* _Exercise goal_:
Collect each line containing "chart".
+++
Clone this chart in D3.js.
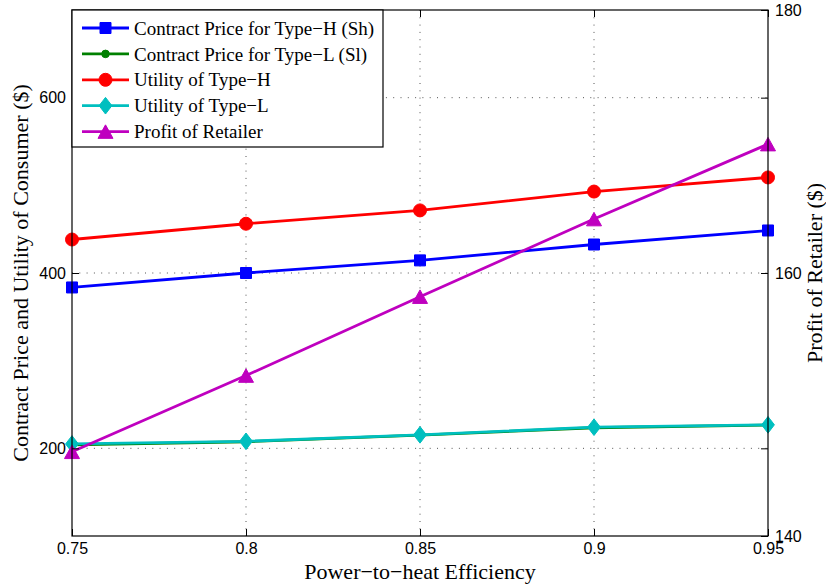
<!DOCTYPE html>
<html>
<head>
<meta charset="utf-8">
<script src="https://cdn.jsdelivr.net/npm/d3@7"></script>
<style>
  html, body { margin: 0; padding: 0; background: #fff; }
  .tick text { font-family: "Liberation Sans", Arial, sans-serif; font-size: 16px; fill: #000; }
  .title { font-family: "Liberation Serif", "Times New Roman", serif; font-size: 22px; fill: #000; }
  .legend text { font-family: "Liberation Serif", "Times New Roman", serif; font-size: 19px; fill: #000; }
</style>
</head>
<body>
<div id="chart"></div>
<script>
// values
const efficiency = [0.75, 0.8, 0.85, 0.9, 0.95];
const priceH   = [383.5, 400, 414.4, 432.5, 448.5];
const priceL   = [204, 207.5, 215, 223.5, 226.5];
const utilityH = [438.2, 456.2, 471.4, 492.9, 509];
const utilityL = [205, 208, 215.4, 224.1, 226.8];
const profit   = [146.4, 152.2, 158.2, 164.1, 169.8];

const xTicks = [0.75, 0.8, 0.85, 0.9, 0.95];
const leftTicks = [200, 400, 600];
const rightTicks = [140, 160, 180];
const names = [
    'Contract Price for Type\u2212H (Sh)',
    'Contract Price for Type\u2212L (Sl)',
    'Utility of Type\u2212H',
    'Utility of Type\u2212L',
    'Profit of Retailer'
];

const width = 826, height = 588;
const box = { left: 72, right: 768, top: 10, bottom: 536 };

const svg = d3.select('#chart').append('svg')
    .attr('width', width)
    .attr('height', height);

const x = d3.scaleLinear().domain([0.75, 0.95]).range([box.left, box.right]);
const yLeft = d3.scaleLinear().domain([100, 700]).range([box.bottom, box.top]);
const yRight = d3.scaleLinear().domain([140, 180]).range([box.bottom, box.top]);

// matlab-ish marker shapes
const squareMark = { draw(ctx, s) { const h = s / 2; ctx.rect(-h, -h, s, s); } };
const circleMark = { draw(ctx, s) { ctx.moveTo(s, 0); ctx.arc(0, 0, s, 0, 2 * Math.PI); } };
const diamondMark = { draw(ctx, s) {
    ctx.moveTo(0, -s * 1.3); ctx.lineTo(s, 0); ctx.lineTo(0, s * 1.3); ctx.lineTo(-s, 0); ctx.closePath();
} };
const triangleMark = { draw(ctx, s) {
    ctx.moveTo(0, -s * 0.9); ctx.lineTo(s, s * 0.9); ctx.lineTo(-s, s * 0.9); ctx.closePath();
} };

const series = [
    { name: names[0], values: priceH, color: '#0000ff', mark: squareMark, size: 11, y: yLeft },
    { name: names[1], values: priceL, color: '#008000', mark: circleMark, size: 3.8, y: yLeft },
    { name: names[2], values: utilityH, color: '#ff0000', mark: circleMark, size: 6.5, y: yLeft },
    { name: names[3], values: utilityL, color: '#00bfbf', mark: diamondMark, size: 6.4, y: yLeft },
    { name: names[4], values: profit, color: '#bf00bf', mark: triangleMark, size: 7.5, y: yRight }
];

// grid
const grid = svg.append('g')
    .attr('stroke', '#555')
    .attr('stroke-width', 1)
    .attr('stroke-dasharray', '1,6.3');
grid.selectAll('line.gx')
    .data(xTicks.slice(1, -1))
    .enter().append('line')
    .attr('x1', d => x(d)).attr('x2', d => x(d))
    .attr('y1', box.top).attr('y2', box.bottom);
grid.selectAll('line.gy')
    .data(leftTicks)
    .enter().append('line')
    .attr('x1', box.left).attr('x2', box.right)
    .attr('y1', d => yLeft(d)).attr('y2', d => yLeft(d));

// series lines + markers
series.forEach(s => {
    const pts = efficiency.map((e, i) => [x(e), s.y(s.values[i])]);
    svg.append('path')
        .attr('d', d3.line()(pts))
        .attr('fill', 'none')
        .attr('stroke', s.color)
        .attr('stroke-width', 2.8);
    svg.append('g').selectAll('path')
        .data(pts)
        .enter().append('path')
        .attr('transform', d => `translate(${d[0]},${d[1]})`)
        .attr('d', d3.symbol().type(s.mark).size(s.size))
        .attr('fill', s.color)
        .attr('stroke', s.color)
        .attr('stroke-width', 1);
});

// axes (ticks point inward)
svg.append('g')
    .attr('transform', `translate(0,${box.bottom})`)
    .call(d3.axisBottom(x).tickValues(xTicks).tickFormat(d => String(d))
        .tickSizeInner(-7).tickSizeOuter(0).tickPadding(7));
svg.append('g')
    .attr('transform', `translate(0,${box.top})`)
    .call(d3.axisTop(x).tickValues(xTicks).tickFormat('')
        .tickSizeInner(-7).tickSizeOuter(0));
svg.append('g')
    .attr('transform', `translate(${box.left},0)`)
    .call(d3.axisLeft(yLeft).tickValues(leftTicks)
        .tickSizeInner(-7).tickSizeOuter(0).tickPadding(6));
svg.append('g')
    .attr('transform', `translate(${box.right},0)`)
    .call(d3.axisRight(yLeft).tickValues(leftTicks).tickFormat('')
        .tickSizeInner(-7).tickSizeOuter(0));
svg.append('g')
    .attr('transform', `translate(${box.right},0)`)
    .call(d3.axisRight(yRight).tickValues(rightTicks)
        .tickSizeInner(-7).tickSizeOuter(0).tickPadding(7));
svg.selectAll('.domain').remove();
svg.selectAll('.tick line').attr('stroke', '#000');

svg.append('rect')
    .attr('x', box.left).attr('y', box.top)
    .attr('width', box.right - box.left).attr('height', box.bottom - box.top)
    .attr('fill', 'none').attr('stroke', '#000').attr('stroke-width', 1.2);

// titles
svg.append('text').attr('class', 'title')
    .attr('x', (box.left + box.right) / 2).attr('y', 579)
    .attr('text-anchor', 'middle')
    .text('Power\u2212to\u2212heat Efficiency');
svg.append('text').attr('class', 'title')
    .attr('transform', `translate(28,${(box.top + box.bottom) / 2}) rotate(-90)`)
    .attr('text-anchor', 'middle')
    .text('Contract Price and Utility of Consumer ($)');
svg.append('text').attr('class', 'title')
    .attr('transform', `translate(822,${(box.top + box.bottom) / 2}) rotate(-90)`)
    .attr('text-anchor', 'middle')
    .text('Profit of Retailer ($)');

// legend
const legend = svg.append('g').attr('class', 'legend');
legend.append('rect')
    .attr('x', box.left).attr('y', box.top)
    .attr('width', 311).attr('height', 137)
    .attr('fill', '#fff').attr('stroke', '#000').attr('stroke-width', 1.2);
const rows = legend.selectAll('g.row')
    .data(series)
    .enter().append('g')
    .attr('transform', (d, i) => `translate(0,${28 + i * 25.9})`);
rows.append('line')
    .attr('x1', 82).attr('x2', 129)
    .attr('stroke', d => d.color).attr('stroke-width', 2.8);
rows.append('path')
    .attr('transform', 'translate(105.5,0)')
    .attr('d', d => d3.symbol().type(d.mark).size(d.size)())
    .attr('fill', d => d.color).attr('stroke', d => d.color);
rows.append('text')
    .attr('x', 134).attr('dy', '0.35em')
    .text(d => d.name);
</script>
</body>
</html>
+++
* _Response to the task_:
Clone this chart in D3.js.
<div id="chart"></div>
const svg = d3.select('#chart').append('svg')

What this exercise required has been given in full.